For one thing, Unitas’s and Berry’s tangles with Shula convinced Ewbank and the other coaches that the two long shots belonged; they could line up against an established player like Shula and come out on top. And so the quarterback and the receiver gained the toehold in professional football that had so painfully eluded Unitas in Pittsburgh. Soon, boosted by television, they would be a lot more than just football players. They would be icons of a manly code and creators of a billion-dollar industry.
On the other hand, Shula’s practice-field tangles with Unitas and Berry left him on the ledge of missing everything. When the coaches noticed that he could not successfully cover the new players, he was let go. The very coach who had discovered him at a second-rate school and who had forcefully advocated for his entry into the league had just told him, at the prime age of only twenty-six, that he wasn’t good enough anymore.
Years later Shula described the feeling of being cut as an almost rage. “I was so damned mad I didn’t know what to do,” he told John Underwood, a Sports Illustrated writer. “I had sunglasses on and I was glad of that because the players were going out to practice and I had to pass by. I got in my car, and I went out on the Beltway and just drove. Somebody said I threatened to go back and poke Weeb in the nose but that’s not true.”
Whatever the truth of it was, Shula would never again play for Baltimore. Just down I-95 a piece, the Washington Redskins were looking for a veteran defensive back, and they quickly snatched him up for the 1957 season. Washington was Shula’s third professional team in his brief career, so he was officially a journeyman.

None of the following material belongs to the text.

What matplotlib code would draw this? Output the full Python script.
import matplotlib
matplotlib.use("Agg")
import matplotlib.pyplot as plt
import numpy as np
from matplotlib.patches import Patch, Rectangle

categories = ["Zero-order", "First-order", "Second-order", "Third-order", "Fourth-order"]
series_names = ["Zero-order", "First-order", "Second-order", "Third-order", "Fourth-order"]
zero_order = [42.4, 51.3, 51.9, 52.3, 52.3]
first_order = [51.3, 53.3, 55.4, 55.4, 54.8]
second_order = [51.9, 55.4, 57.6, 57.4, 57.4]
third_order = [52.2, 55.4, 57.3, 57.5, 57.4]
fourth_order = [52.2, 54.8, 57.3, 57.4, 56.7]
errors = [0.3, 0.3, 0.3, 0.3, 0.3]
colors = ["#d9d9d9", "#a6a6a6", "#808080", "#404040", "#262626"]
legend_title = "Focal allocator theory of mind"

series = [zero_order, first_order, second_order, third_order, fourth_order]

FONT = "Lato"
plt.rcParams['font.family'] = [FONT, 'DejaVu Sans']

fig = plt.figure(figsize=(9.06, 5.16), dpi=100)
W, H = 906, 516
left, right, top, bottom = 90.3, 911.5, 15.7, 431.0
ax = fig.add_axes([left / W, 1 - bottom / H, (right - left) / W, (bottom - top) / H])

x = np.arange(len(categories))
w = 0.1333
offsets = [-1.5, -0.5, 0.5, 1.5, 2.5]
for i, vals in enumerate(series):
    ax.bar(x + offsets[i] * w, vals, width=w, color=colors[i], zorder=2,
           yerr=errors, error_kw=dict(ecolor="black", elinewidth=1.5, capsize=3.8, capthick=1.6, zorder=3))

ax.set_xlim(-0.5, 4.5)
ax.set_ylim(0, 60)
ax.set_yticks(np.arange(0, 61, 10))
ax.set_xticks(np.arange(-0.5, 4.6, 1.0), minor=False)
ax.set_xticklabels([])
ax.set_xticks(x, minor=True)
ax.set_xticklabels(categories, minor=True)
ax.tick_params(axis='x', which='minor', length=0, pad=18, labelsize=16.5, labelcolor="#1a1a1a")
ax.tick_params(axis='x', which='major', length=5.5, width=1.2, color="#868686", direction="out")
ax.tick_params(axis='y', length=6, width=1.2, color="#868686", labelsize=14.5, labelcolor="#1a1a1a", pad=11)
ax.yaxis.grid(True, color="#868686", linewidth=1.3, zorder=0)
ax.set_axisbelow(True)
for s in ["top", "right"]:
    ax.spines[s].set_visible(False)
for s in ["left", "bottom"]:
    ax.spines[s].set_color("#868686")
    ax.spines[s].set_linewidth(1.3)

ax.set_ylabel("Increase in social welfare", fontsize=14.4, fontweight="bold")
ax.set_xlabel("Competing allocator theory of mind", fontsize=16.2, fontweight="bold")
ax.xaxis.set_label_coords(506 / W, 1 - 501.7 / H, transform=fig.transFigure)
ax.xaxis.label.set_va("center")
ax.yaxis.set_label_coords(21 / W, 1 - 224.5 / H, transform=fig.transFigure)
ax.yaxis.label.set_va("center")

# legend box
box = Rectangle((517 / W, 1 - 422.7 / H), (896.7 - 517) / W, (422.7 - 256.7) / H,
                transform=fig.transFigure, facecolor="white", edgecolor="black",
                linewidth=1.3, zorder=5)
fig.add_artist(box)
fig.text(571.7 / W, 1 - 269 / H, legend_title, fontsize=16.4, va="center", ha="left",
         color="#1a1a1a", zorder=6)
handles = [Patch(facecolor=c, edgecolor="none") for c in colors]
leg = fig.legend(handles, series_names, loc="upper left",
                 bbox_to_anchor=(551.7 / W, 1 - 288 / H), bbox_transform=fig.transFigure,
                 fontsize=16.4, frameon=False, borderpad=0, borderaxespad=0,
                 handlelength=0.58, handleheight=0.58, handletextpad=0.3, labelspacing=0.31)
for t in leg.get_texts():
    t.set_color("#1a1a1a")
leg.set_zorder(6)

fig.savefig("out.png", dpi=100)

Getting cut from Baltimore may have been a trauma to Shula, but to Ewbank it was nothing more than a necessary step in the development of the great team he wanted to build. As marginal men like Shula left Baltimore’s defensive backfield, superb players came to take their places. One of them was Andy Nelson, a quarterback and defensive back from Memphis State. Nelson impressed his Colts teammates so much with his aggressive play that they nicknamed him “Hard Nose.”

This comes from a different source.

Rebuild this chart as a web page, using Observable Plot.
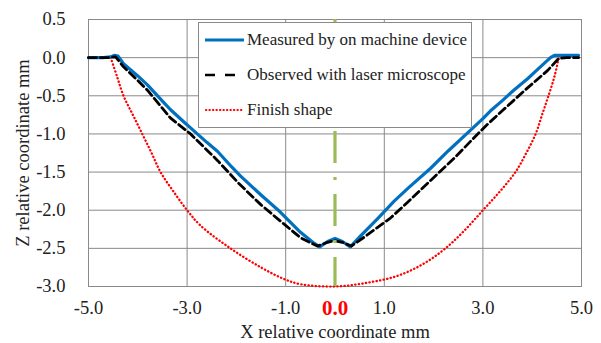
<!DOCTYPE html>
<html><head><meta charset="utf-8">
<script src="https://cdn.jsdelivr.net/npm/d3@7"></script>
<script src="https://cdn.jsdelivr.net/npm/@observablehq/plot@0.6"></script>
<style>
body{margin:0;background:#fff;}
#wrap{position:relative;width:601px;height:343px;font-family:"Liberation Serif","Times New Roman",serif;}
#legend{position:absolute;left:198px;top:22px;width:274px;height:106px;border:1px solid #8a8a8a;background:#fff;box-sizing:border-box;}
.row{position:absolute;left:6px;height:20px;display:flex;align-items:center;font-family:"Liberation Serif","Times New Roman",serif;font-size:17px;color:#222;white-space:nowrap;}
.row svg{margin-right:3px;}
</style>
</head><body>
<div id="wrap"><div id="chart"></div>
<div id="legend">
<div class="row" style="top:7px"><svg width="39" height="6"><line x1="0" y1="3" x2="39" y2="3" stroke="#0070C0" stroke-width="3"/></svg>Measured by on machine device</div>
<div class="row" style="top:42px"><svg width="39" height="6"><line x1="0" y1="3" x2="31" y2="3" stroke="#000" stroke-width="2.5" stroke-dasharray="10,10"/></svg>Observed with laser microscope</div>
<div class="row" style="top:77px"><svg width="39" height="6"><line x1="1" y1="3" x2="39" y2="3" stroke="#ff0000" stroke-width="2.2" stroke-linecap="round" stroke-dasharray="0.3,3.2"/></svg>Finish shape</div>
</div>
</div>
<script>
const measuredX = [-5.0,-4.7,-4.55,-4.48,-4.4,-4.29,-4.0,-3.8,-3.5,-3.34,-3.07,-2.93,-2.6,-2.38,-2.1,-1.92,-1.5,-1.15,-0.7,-0.45,-0.31,-0.15,0.0,0.15,0.31,0.5,0.88,1.2,1.5,1.94,2.3,2.75,3.0,3.15,3.4,3.62,3.9,4.1,4.37,4.45,4.6,4.94];
const measuredZ = [0,0,0.01,0.03,0.02,-0.08,-0.24,-0.36,-0.57,-0.68,-0.84,-0.92,-1.11,-1.23,-1.43,-1.55,-1.8,-2.0,-2.29,-2.42,-2.48,-2.41,-2.37,-2.41,-2.48,-2.35,-2.1,-1.88,-1.7,-1.45,-1.22,-0.95,-0.8,-0.7,-0.56,-0.43,-0.28,-0.16,0.0,0.03,0.03,0.03];
const observedX = [-5.0,-4.6,-4.45,-4.29,-4.0,-3.8,-3.34,-2.93,-2.38,-1.95,-1.5,-1.15,-0.7,-0.36,-0.15,0.0,0.15,0.33,0.6,1.13,1.5,1.94,2.4,2.85,3.1,3.42,3.9,4.31,4.54,4.7,4.94];
const observedZ = [0,0,0.01,-0.12,-0.3,-0.43,-0.79,-1.0,-1.35,-1.65,-1.93,-2.12,-2.36,-2.47,-2.42,-2.4,-2.42,-2.47,-2.35,-2.1,-1.88,-1.61,-1.33,-1.03,-0.87,-0.68,-0.4,-0.17,-0.01,0,0];
const finishX = [-4.55,-4.42,-4.29,-4.1,-3.91,-3.72,-3.54,-3.27,-3.0,-2.73,-2.12,-1.5,-1.04,-0.7,0,0.66,1.27,1.8,2.24,2.62,3.0,3.35,3.66,3.88,4.07,4.2,4.33,4.45,4.54];
const finishZ = [0,-0.25,-0.5,-0.75,-1.0,-1.25,-1.5,-1.76,-2.0,-2.2,-2.5,-2.75,-2.9,-2.97,-3.0,-2.95,-2.86,-2.7,-2.5,-2.27,-2.0,-1.75,-1.5,-1.25,-1.0,-0.75,-0.5,-0.25,0];
const xTicks = [-5,-3,-1,1,3,5];
const xCenterTick = [0];
const xGrid = [-3,-1,1,3];
const yTicks = [0.5,0,-0.5,-1,-1.5,-2,-2.5,-3];
const centerLine = [0];
const xTitle = "X relative coordinate mm";
const yTitle = "Z relative coordinate mm";

const measured = measuredX.map((x,i)=>({x, z: measuredZ[i]}));
const observed = observedX.map((x,i)=>({x, z: observedZ[i]}));
const finish = finishX.map((x,i)=>({x, z: finishZ[i]}));
const font = '"Liberation Serif","Times New Roman",serif';
const fmt = d => d.toFixed(1);

const chart = Plot.plot({
  width: 601, height: 343,
  marginLeft: 88, marginRight: 20, marginTop: 19, marginBottom: 57,
  style: {fontFamily: font, background: "#fff", color: "#222"},
  x: {domain: [-5, 5]},
  y: {domain: [-3, 0.5]},
  marks: [
    Plot.gridX(xGrid, {stroke: "#8a8a8a", strokeOpacity: 1, strokeWidth: 1}),
    Plot.gridY(yTicks, {stroke: "#8a8a8a", strokeOpacity: 1, strokeWidth: 1}),
    Plot.frame({stroke: "#8a8a8a"}),
    Plot.line(finish, {x: "x", y: "z", stroke: "#ff0000", strokeWidth: 2.3, strokeLinecap: "round", strokeDasharray: "0.3,3.3", curve: "catmull-rom"}),
    Plot.line(measured, {x: "x", y: "z", stroke: "#0070C0", strokeWidth: 3.2}),
    Plot.line(observed, {x: "x", y: "z", stroke: "#000", strokeWidth: 2.8, strokeDasharray: "8,4"}),
    Plot.ruleX(centerLine, {stroke: "#9BBB59", strokeWidth: 3.2, strokeDasharray: "32,14,3,14", strokeDashoffset: 14}),
    Plot.axisX(xTicks, {tickSize: 0, tickPadding: 14, tickFormat: fmt, fontSize: 18.5, fontFamily: font, label: xTitle, labelArrow: "none", labelAnchor: "center", labelOffset: 51}),
    Plot.axisX(xCenterTick, {tickSize: 0, tickPadding: 14, tickFormat: fmt, fontSize: 21, fontFamily: font, fontWeight: "bold", fill: "#ff0000", color: "#ff0000", label: null}),
    Plot.axisY(yTicks, {tickSize: 0, tickPadding: 23, tickFormat: fmt, fontSize: 18.5, fontFamily: font, label: yTitle, labelArrow: "none", labelAnchor: "center", labelOffset: 73})
  ]
});
document.getElementById("chart").appendChild(chart);
</script>
</body></html>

“Andy was a heck of a football player,” Coach Charley Winner remembered. “They sent me down to sign him when I was with the Colts. And Kellett said, ‘Okay, Charley, start at $7,000 and go to $7,500 [if necessary].’ So I had Andy up in a hotel room, and boy, I’m talking him blue in the face, and he’s just sitting back there, looking at me. Finally, he says to me, ‘Hell, Charley, you don’t have to give me all that bullshit. I’m going to sign with you.’ So I gave him the full $7,500, I liked him so much.”
Despite stockpiling a cache of talent, the Colts’ coaches had their problems. By 1957 Ewbank was entering his fourth season at the helm, and under his tutelage the team had never won more than five games in a season. He continually stressed organization and team building, but Rosenbloom, highly impatient, was dubious.
As the season started, however, everything was calm. Unitas led the attack. And the defense with Marchetti, Arthur Donovan, and many future Pro Bowlers was quickly developing into one of the best in league history.